There are two reasons for ageing wine in oak. The first is to extract
flavours from the wood. Making barrels involves heating the staves
with a naked flame. The more the barrels are "toasted" and the newer
they are, the more vanilla and toffee type flavours they give to a
wine. Secondly the wine will oxidise in a controlled way. This
immediately implies a loss of fruit character, but this is compensated
by increased complexity. If the wines are kept in barrel with their
yeast lees then we gain even further depth of flavour. Only the best
quality white wines at Carsin undergo long-term barrel ageing. The
finished wines are rich in fruit, complex, and have good cellaring
potential. The high cost of small French oak barrels, about 600
euross, is somewhat prohibitive. Each barrel holds 300 bottles! We
currently purchase around 70 new barrels each vintage, but we also use
one and two year-old barrels.
Château Carsin has been experimenting with oak from various parts of
the world : North America, Costa Rica, Hungary and France (oak from
the Nevers, Allier, Tronçais and Vosges forests). Furthermore,
different species grow in North America and Europe. Trees in a
relatively warm region grow faster resulting in wood with softer fibre
and bigger pores. Accordingly, the oak flavours will be extracted
faster. The wine also "breathes" and evaporates more quickly, thus
speeding up the entire maturation process.
There are, however, ways of replicating some of the effects of ageing in
expensive barrels at only a fraction of the cost. In fact, oak chips are
frequently used to flavour wine. Only now the use of oak chips is becoming
allowed for our use but we still prefer to only use barrels to introduce the
oaky characters into our wines.

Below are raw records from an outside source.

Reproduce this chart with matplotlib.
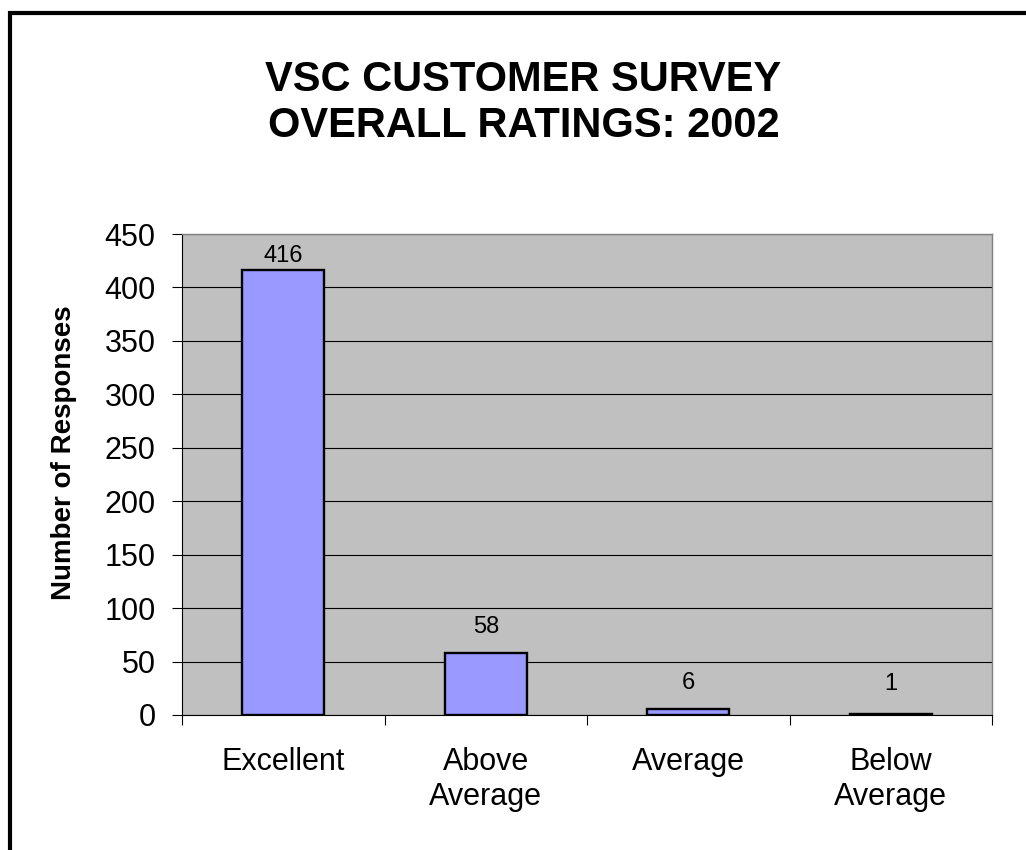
import matplotlib.pyplot as plt
from matplotlib.patches import Rectangle

# Survey data
categories = ['Excellent', 'Above\nAverage', 'Average', 'Below\nAverage']
responses = [416, 58, 6, 1]
y_ticks = [0, 50, 100, 150, 200, 250, 300, 350, 400, 450]

plt.rcParams['font.family'] = ['Liberation Sans', 'DejaVu Sans']

fig = plt.figure(figsize=(10.26, 8.5), dpi=100)
ax = fig.add_axes([182 / 1026, 135 / 850, 810 / 1026, 481 / 850])
ax.set_facecolor('#C0C0C0')

x = list(range(len(categories)))
ax.bar(x, responses, width=0.405, color='#9999FF', edgecolor='black',
       linewidth=1.7, zorder=3)

# gridlines
ax.set_axisbelow(True)
ax.yaxis.grid(True, color='black', linewidth=0.8)

ax.set_xlim(-0.5, len(categories) - 0.5)
ax.set_ylim(0, 450)
ax.set_yticks(y_ticks)
ax.tick_params(axis='y', labelsize=22, length=7, width=0.8, pad=12, direction='out')

# category labels centred between tick marks at the boundaries
ax.set_xticks(x)
ax.set_xticklabels(categories, fontsize=22, linespacing=1.2)
ax.tick_params(axis='x', which='major', length=0, pad=23)
ax.set_xticks([i - 0.5 for i in range(len(categories) + 1)], minor=True)
ax.tick_params(axis='x', which='minor', length=7, width=0.8, direction='out')

for side in ['top', 'right']:
    ax.spines[side].set_color('#808080')
    ax.spines[side].set_linewidth(1.0)
for side in ['left', 'bottom']:
    ax.spines[side].set_color('black')
    ax.spines[side].set_linewidth(0.8)

# value labels above bars (kept inside the plot area)
for xi, v in zip(x, responses):
    ax.text(xi, min(max(v + 18.5, 23.5), 423.5), str(v), ha='center',
            va='baseline', fontsize=17, zorder=4)

fig.text(64 / 1026, 0.4676, 'Number of Responses', rotation=90, ha='center',
         va='center', fontsize=20, fontweight='bold')

fig.text(523.5 / 1026, (850 - 103) / 850,
         'VSC CUSTOMER SURVEY\nOVERALL RATINGS: 2002',
         ha='center', va='center', fontsize=30, fontweight='bold', linespacing=1.2)

# outer border (runs off the right and bottom edge)
fig.patches.append(Rectangle((10 / 1026, -0.05), 1.1, (850 - 13) / 850 + 0.05,
                             transform=fig.transFigure, fill=False,
                             edgecolor='black', linewidth=3))

fig.savefig('out.png', dpi=100)
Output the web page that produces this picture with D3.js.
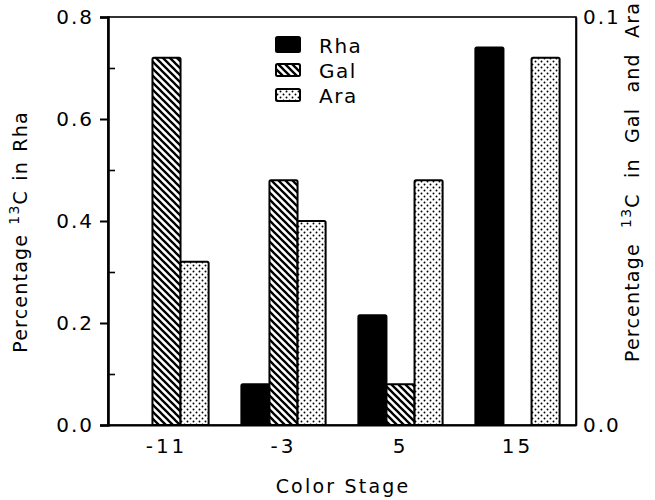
<!DOCTYPE html>
<html>
<head>
<meta charset="utf-8">
<script src="https://cdn.jsdelivr.net/npm/d3@7"></script>
<style>
  body { margin: 0; background: #fff; }
  text { font-family: "DejaVu Sans", sans-serif; fill: #000; }
</style>
</head>
<body>
<script>
const stages = ["-11", "-3", "5", "15"];
const series = ["Rha", "Gal", "Ara"];
// Rha on left axis (0-0.8), Gal and Ara on right axis (0-0.1)
const rha = [0, 0.08, 0.215, 0.74];
const gal = [0.09, 0.06, 0.01, 0];
const ara = [0.04, 0.05, 0.06, 0.09];
const leftTicks = [0, 0.2, 0.4, 0.6, 0.8];
const leftMinor = [0.1, 0.3, 0.5, 0.7];
const rightTicks = [0, 0.1];

const w = 655;
const h = 500;
const plotL = 108, plotR = 576, plotT = 17, plotB = 425;

const svg = d3.select("body").append("svg")
  .attr("width", w)
  .attr("height", h);

const defs = svg.append("defs");
const hatch = defs.append("pattern")
  .attr("id", "hatch")
  .attr("patternUnits", "userSpaceOnUse")
  .attr("width", 7).attr("height", 7);
hatch.append("rect").attr("width", 7).attr("height", 7).attr("fill", "#fff");
hatch.append("path")
  .attr("d", "M-2,-2L9,9M-2,5L2,9M5,-2L9,2")
  .attr("stroke", "#000")
  .attr("stroke-width", 2.3);

const dots = defs.append("pattern")
  .attr("id", "dots")
  .attr("patternUnits", "userSpaceOnUse")
  .attr("width", 6).attr("height", 6);
dots.append("rect").attr("width", 6).attr("height", 6).attr("fill", "#fff");
dots.append("circle").attr("cx", 1.5).attr("cy", 1.5).attr("r", 0.95).attr("fill", "#000");
dots.append("circle").attr("cx", 4.5).attr("cy", 4.5).attr("r", 0.95).attr("fill", "#000");

const fills = { Rha: "#000", Gal: "url(#hatch)", Ara: "url(#dots)" };

const x = d3.scaleBand()
  .domain(stages)
  .range([plotL, plotR])
  .paddingInner(0.28)
  .paddingOuter(0.14);

const xSub = d3.scaleBand()
  .domain(series)
  .range([0, x.bandwidth()]);

const yLeft = d3.scaleLinear().domain([0, 0.8]).range([plotB, plotT]);
const yRight = d3.scaleLinear().domain([0, 0.1]).range([plotB, plotT]);

const rows = [];
stages.forEach((s, i) => {
  rows.push({ stage: s, key: "Rha", y: yLeft(rha[i]), v: rha[i] });
  rows.push({ stage: s, key: "Gal", y: yRight(gal[i]), v: gal[i] });
  rows.push({ stage: s, key: "Ara", y: yRight(ara[i]), v: ara[i] });
});

svg.selectAll(".bar")
  .data(rows.filter(d => d.v > 0))
  .enter()
  .append("rect")
  .attr("class", "bar")
  .attr("x", d => x(d.stage) + xSub(d.key))
  .attr("y", d => d.y)
  .attr("width", xSub.bandwidth())
  .attr("height", d => plotB - d.y)
  .attr("rx", 1.5)
  .attr("fill", d => fills[d.key])
  .attr("stroke", "#000")
  .attr("stroke-width", 2);

// frame
svg.append("rect")
  .attr("x", plotL).attr("y", plotT)
  .attr("width", plotR - plotL).attr("height", plotB - plotT)
  .attr("fill", "none")
  .attr("stroke", "#000")
  .attr("stroke-width", 1.6);

// left axis
const leftAxis = d3.axisLeft(yLeft)
  .tickValues(leftTicks)
  .tickFormat(d3.format(".1f"))
  .tickSize(8)
  .tickPadding(6);
const gl = svg.append("g")
  .attr("transform", `translate(${plotL},0)`)
  .call(leftAxis);
gl.select(".domain").attr("stroke-width", 2.6);
gl.selectAll(".tick line").attr("stroke-width", 2);
gl.selectAll(".tick text")
  .attr("font-size", 20)
  .attr("font-family", "DejaVu Sans")
  .attr("letter-spacing", 2);

svg.append("g")
  .attr("transform", `translate(${plotL},0)`)
  .call(d3.axisRight(yLeft).tickValues(leftMinor).tickSize(7).tickFormat(""))
  .call(g => g.select(".domain").remove())
  .selectAll(".tick line").attr("stroke-width", 1.6);

// right axis
const gr = svg.append("g")
  .attr("transform", `translate(${plotR},0)`)
  .call(d3.axisRight(yRight).tickValues(rightTicks).tickFormat(d3.format(".1f")).tickSize(0).tickPadding(7));
gr.select(".domain").attr("stroke-width", 1.6);
gr.selectAll(".tick text")
  .attr("font-size", 20)
  .attr("font-family", "DejaVu Sans")
  .attr("letter-spacing", 2);

// x axis labels
const gx = svg.append("g")
  .attr("transform", `translate(0,${plotB})`)
  .call(d3.axisBottom(x).tickSize(0).tickPadding(14));
gx.select(".domain").attr("stroke-width", 2.2);
gx.selectAll(".tick text")
  .attr("font-size", 20)
  .attr("font-family", "DejaVu Sans")
  .attr("letter-spacing", 3);

// axis titles
svg.append("text")
  .attr("text-anchor", "middle")
  .attr("font-size", 19)
  .attr("letter-spacing", 2.2)
  .attr("x", 343).attr("y", 493)
  .text("Color  Stage");

function yTitle(tx, ty, after, ws) {
  const t = svg.append("text")
    .attr("text-anchor", "middle")
    .attr("font-size", 19)
    .attr("letter-spacing", 1.2)
    .attr("word-spacing", ws)
    .attr("transform", `translate(${tx},${ty})rotate(-90)`);
  t.append("tspan").text("Percentage  ");
  t.append("tspan").attr("font-size", 14).attr("dy", -8).text("13");
  t.append("tspan").attr("dy", 8).text("C in " + after);
}
yTitle(27, 232, "Rha", 2);
yTitle(639, 182, "Gal and Ara", 8);

// legend
const legend = svg.selectAll(".legend")
  .data(series)
  .enter()
  .append("g")
  .attr("class", "legend")
  .attr("transform", (d, i) => `translate(276, ${37 + i * 25})`);

legend.append("rect")
  .attr("width", 24)
  .attr("height", (d, i) => i === 0 ? 15 : 12)
  .attr("y", (d, i) => i === 0 ? 0 : 2)
  .attr("rx", 1.5)
  .attr("fill", d => fills[d])
  .attr("stroke", "#000")
  .attr("stroke-width", 2);

legend.append("text")
  .attr("x", 43)
  .attr("y", 16)
  .attr("font-size", 20)
  .attr("letter-spacing", 1.5)
  .text(d => d);
</script>
</body>
</html>
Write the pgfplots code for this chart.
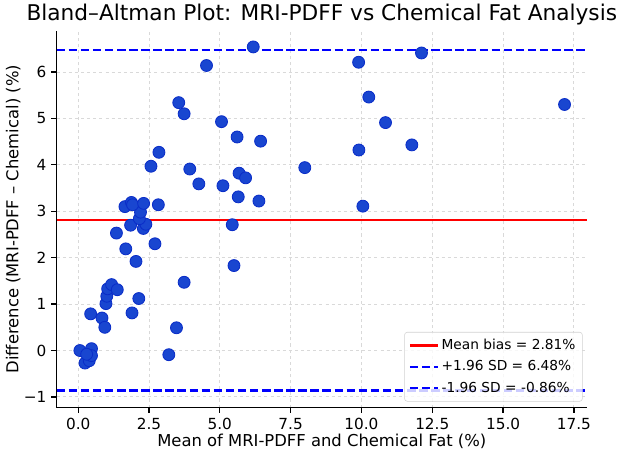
\documentclass[border=0pt]{standalone}
\usepackage{fontspec}
\setmainfont{DejaVu Sans}
\usepackage{pgfplots}
\usepackage{pgfplotstable}
\pgfplotsset{compat=1.18}
\definecolor{ptfill}{RGB}{25,70,208}
\definecolor{ptedge}{RGB}{10,45,200}
\definecolor{lineblue}{RGB}{0,0,255}
\definecolor{linered}{RGB}{255,0,0}

\pgfplotstableread{
x y
0.06 0.00
0.47 0.04
0.24 -0.27
0.39 -0.22
0.47 -0.11
0.30 -0.08
0.44 0.79
0.84 0.70
0.94 0.50
0.98 1.01
1.01 1.17
1.04 1.33
1.18 1.42
1.38 1.31
1.90 0.81
2.14 1.12
2.04 1.92
1.68 2.19
1.35 2.53
2.71 2.30
1.85 2.70
2.30 2.63
2.39 2.72
2.16 2.84
2.20 2.98
1.65 3.10
1.88 3.19
1.92 3.14
2.31 3.17
2.83 3.14
3.20 -0.09
3.47 0.49
3.74 1.47
5.50 1.83
5.44 2.71
2.57 3.97
2.85 4.27
3.94 3.91
4.26 3.59
5.11 3.55
5.65 3.31
6.38 3.22
5.68 3.82
5.91 3.72
5.61 4.60
6.44 4.51
5.06 4.93
3.55 5.34
3.74 5.10
4.53 6.14
6.18 6.54
8.00 3.94
9.90 6.21
12.12 6.41
10.26 5.46
10.85 4.91
9.91 4.32
11.78 4.43
10.05 3.11
17.17 5.30
}\diffdata

\begin{document}
\begin{tikzpicture}
\begin{axis}[
  at={(0,0)}, anchor=south west,
  scale only axis, width=381.8pt, height=271.4pt,
  xmin=-0.76, xmax=17.96, ymin=-1.23, ymax=6.89,
  axis x line*=bottom, axis y line*=left,
  axis line style={line width=0.88pt, -},
  tick align=outside, major tick length=3.85pt,
  tick style={line width=0.88pt, black},
  xtick={0,2.5,5,7.5,10,12.5,15,17.5},
  xticklabels={0.0,2.5,5.0,7.5,10.0,12.5,15.0,17.5},
  ytick={-1,0,1,2,3,4,5,6},
  yticklabels={−1,0,1,2,3,4,5,6},
  /pgf/number format/assume math mode=true,
  tick label style={font=\fontsize{11}{13}\selectfont},
  grid=major,
  major grid style={gray!30, dash pattern=on 2.2pt off 2.2pt, line width=0.7pt},
  title={Bland–Altman Plot: MRI-PDFF vs Chemical Fat Analysis},
  title style={font=\fontsize{15.6}{18}\selectfont, anchor=base, at={(0.5,1)}, yshift=1.5pt},
  xlabel={Mean of MRI-PDFF and Chemical Fat (\%)},
  xlabel style={font=\fontsize{11.8}{14}\selectfont, at={(axis description cs:0.5,0)}, anchor=base, yshift=-28.1pt},
  ylabel={Difference (MRI-PDFF – Chemical) (\%)},
  ylabel style={font=\fontsize{11.8}{14}\selectfont, at={(axis description cs:0,0.5)}, anchor=base, yshift=27.6pt},
  legend cell align=left,
  legend style={at={(0.992,0.016)}, anchor=south east, draw=gray!35, rounded corners=2pt,
    fill=white, fill opacity=0.8, text opacity=1, draw opacity=1,
    font=\fontsize{9.9}{12}\selectfont, row sep=2.5pt, inner sep=3pt},
  legend image code/.code={\draw[#1] (0pt,0pt) -- (20pt,0pt);},
]
\addplot[only marks, mark=*, mark size=4.3pt,
  mark options={fill=ptfill, draw=ptedge, line width=0.6pt}, forget plot]
  table[x=x, y=y] {\diffdata};
\addplot[linered, line width=1.65pt] coordinates {(-0.76,2.81) (17.96,2.81)};
\addlegendentry{Mean bias = 2.81\%}
\addplot[lineblue, line width=1.65pt, dash pattern=on 6.1pt off 2.6pt] coordinates {(-0.76,6.48) (17.96,6.48)};
\addlegendentry{+1.96 SD = 6.48\%}
\addplot[lineblue, line width=1.65pt, dash pattern=on 6.1pt off 2.6pt] coordinates {(-0.76,-0.86) (17.96,-0.86)};
\addlegendentry{-1.96 SD = -0.86\%}
\end{axis}
\pgfresetboundingbox
\path (-40.8pt,-34.1pt) rectangle (408.5pt,293.5pt);
\end{tikzpicture}
\end{document}
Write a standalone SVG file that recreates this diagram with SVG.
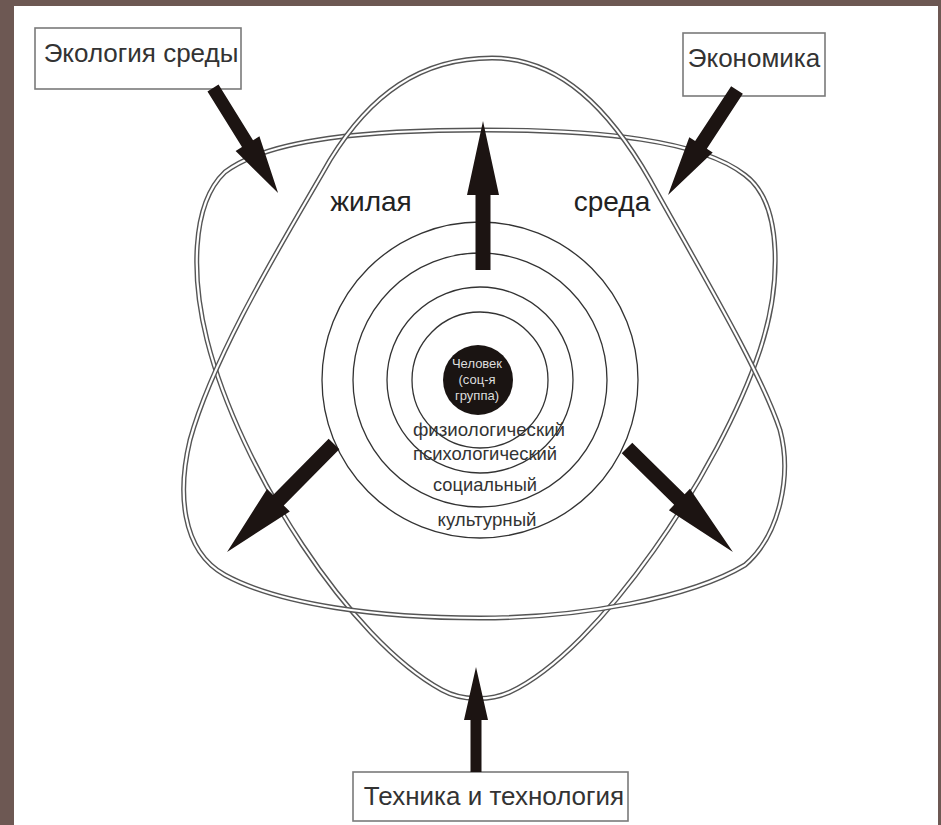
<svg xmlns="http://www.w3.org/2000/svg" width="941" height="825" viewBox="0 0 941 825">
<style>
.box{fill:#fff;stroke:#7a7a7a;stroke-width:1.6}
.btxt{font-family:"Liberation Sans",Arial,sans-serif;font-size:26px;fill:#333;text-anchor:middle}
.big{font-family:"Liberation Sans",Arial,sans-serif;font-size:28px;fill:#222;text-anchor:middle}
.ring{fill:none;stroke:#333;stroke-width:1.3}
.rtxt{font-family:"Liberation Sans",Arial,sans-serif;font-size:19px;fill:#333;text-anchor:middle}
.ctxt{font-family:"Liberation Sans",Arial,sans-serif;font-size:13px;fill:#ddd;text-anchor:middle}
.loopO{fill:none;stroke:#555;stroke-width:5}
.loopI{fill:none;stroke:#fff;stroke-width:2.2}
.arr{fill:#1c1412}
</style>
<rect x="0" y="0" width="941" height="825" fill="#6d5853"/>
<rect x="14" y="6" width="924" height="819" fill="#fff"/>
<defs>
<path id="loopL" d="M484,130 C600,130 700,140 745,175 C785,205 780,290 760,350 C720,470 600,650 510,692 C490,701 462,701 442,690 C350,640 240,470 207,340 C192,280 190,205 225,172 C270,138 370,130 484,130 Z"/>
<path id="loopM" d="M492,58 C560,58 610,110 650,180 C700,270 760,370 780,430 C792,475 780,535 745,565 C690,598 580,618 480,618 C380,618 280,605 225,575 C180,550 178,490 190,440 C215,350 290,230 330,160 C370,95 420,58 492,58 Z"/>
</defs>
<g id="orbits">
<use href="#loopL" class="loopO"/><use href="#loopL" class="loopI"/>
<use href="#loopM" class="loopO"/><use href="#loopM" class="loopI"/>
</g>
<g id="rings">
<circle class="ring" cx="480" cy="380" r="158"/>
<circle class="ring" cx="480" cy="380" r="127"/>
<circle class="ring" cx="480" cy="380" r="93"/>
<circle class="ring" cx="480" cy="380" r="68"/>
</g>
<g id="center">
<circle cx="478" cy="380" r="35" fill="#1a1412"/>
<text class="ctxt" x="477" y="368">Человек</text>
<text class="ctxt" x="477" y="384">(соц-я</text>
<text class="ctxt" x="477" y="400">группа)</text>
</g>
<g id="ring-labels">
<text class="rtxt" x="489" y="436" textLength="152" lengthAdjust="spacingAndGlyphs">физиологический</text>
<text class="rtxt" x="485" y="460" textLength="144" lengthAdjust="spacingAndGlyphs">психологический</text>
<text class="rtxt" x="485" y="491" textLength="104" lengthAdjust="spacingAndGlyphs">социальный</text>
<text class="rtxt" x="487" y="526" textLength="99" lengthAdjust="spacingAndGlyphs">культурный</text>
</g>
<g id="labels">
<text class="big" x="371" y="211">жилая</text>
<text class="big" x="612" y="211">среда</text>
</g>
<g id="node-ecology">
<rect class="box" x="35" y="28" width="206" height="61"/>
<text class="btxt" x="141" y="62">Экология среды</text>
</g>
<g id="node-economy">
<rect class="box" x="683" y="33" width="142" height="63"/>
<text class="btxt" x="754" y="67">Экономика</text>
</g>
<g id="node-tech">
<rect class="box" x="353" y="772" width="275" height="49"/>
<text class="btxt" x="494" y="805">Техника и технология</text>
</g>
<g id="connectors">
<polygon class="arr" points="0,-7.5 75,-7.5 75,-16 149,0 75,16 75,7.5 0,7.5" transform="translate(483,270) rotate(-90)"/>
<polygon class="arr" points="0,-5.5 52,-5.5 52,-12 105,0 52,12 52,5.5 0,5.5" transform="translate(476,772) rotate(-90)"/>
<polygon class="arr" points="0,-6.5 65.5,-6.5 65.5,-14 123.5,0 65.5,14 65.5,6.5 0,6.5" transform="translate(213,88) rotate(58.2)"/>
<polygon class="arr" points="0,-7 65.6,-7 65.6,-14 125.6,0 65.6,14 65.6,7 0,7" transform="translate(737,90) rotate(123.3)"/>
<polygon class="arr" points="0,-7.5 79,-7.5 79,-16 152,0 79,16 79,7.5 0,7.5" transform="translate(334,444) rotate(134.7)"/>
<polygon class="arr" points="0,-7.5 73.5,-7.5 73.5,-15 148.5,0 73.5,15 73.5,7.5 0,7.5" transform="translate(627,448) rotate(44.5)"/>
</g>
</svg>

The main argument in favour of using oak chips
is the lower cost and thus an increased commercial advantage. Not being
allowed to use chips hinders France's competition with other wine producing
countries.
The argument against oak chips is that they betray the wine's natural
character. So the question remains: where would such authorizations
end? Many Frenchmen believe that you should put wine into oak and not oak
into wine!
Even though oak chips enhance the flavour of wines, the absence of
slow oxidation provided by traditional barrel ageing, means that they
will never have the same complexity.
Oak Barrels For Red Wines
Some Château Carsin reds are a lighter, fruitier style of red
Bordeaux. Their structure does not usually warrant ageing in new oak
barrels, which would overpower the taste of the wine. For the other,
richer and more complex styles a greater amount of new oak barrels are
used.
The reasons and procedures for barrel-ageing has already been partly
dealt with elsewhere. Ageing in oak slowly oxidizes the wine under
controlled conditions giving it complex flavours as well as increasing
the amount of tannin in the wine.
In better years, at Château Carsin we use a greater number of new
barrels for our red wines. If the barrels are new then we prefer to
finish the alcoholic fermentation and/or carry out the malolactic
fermentation in them. By doing this we find that the oak flavours and
tannins become better integrated with the fruit flavour of the
wine. In other cases the barrels are first used for fermenting and/or
ageing white wine and are then used for ageing red wine.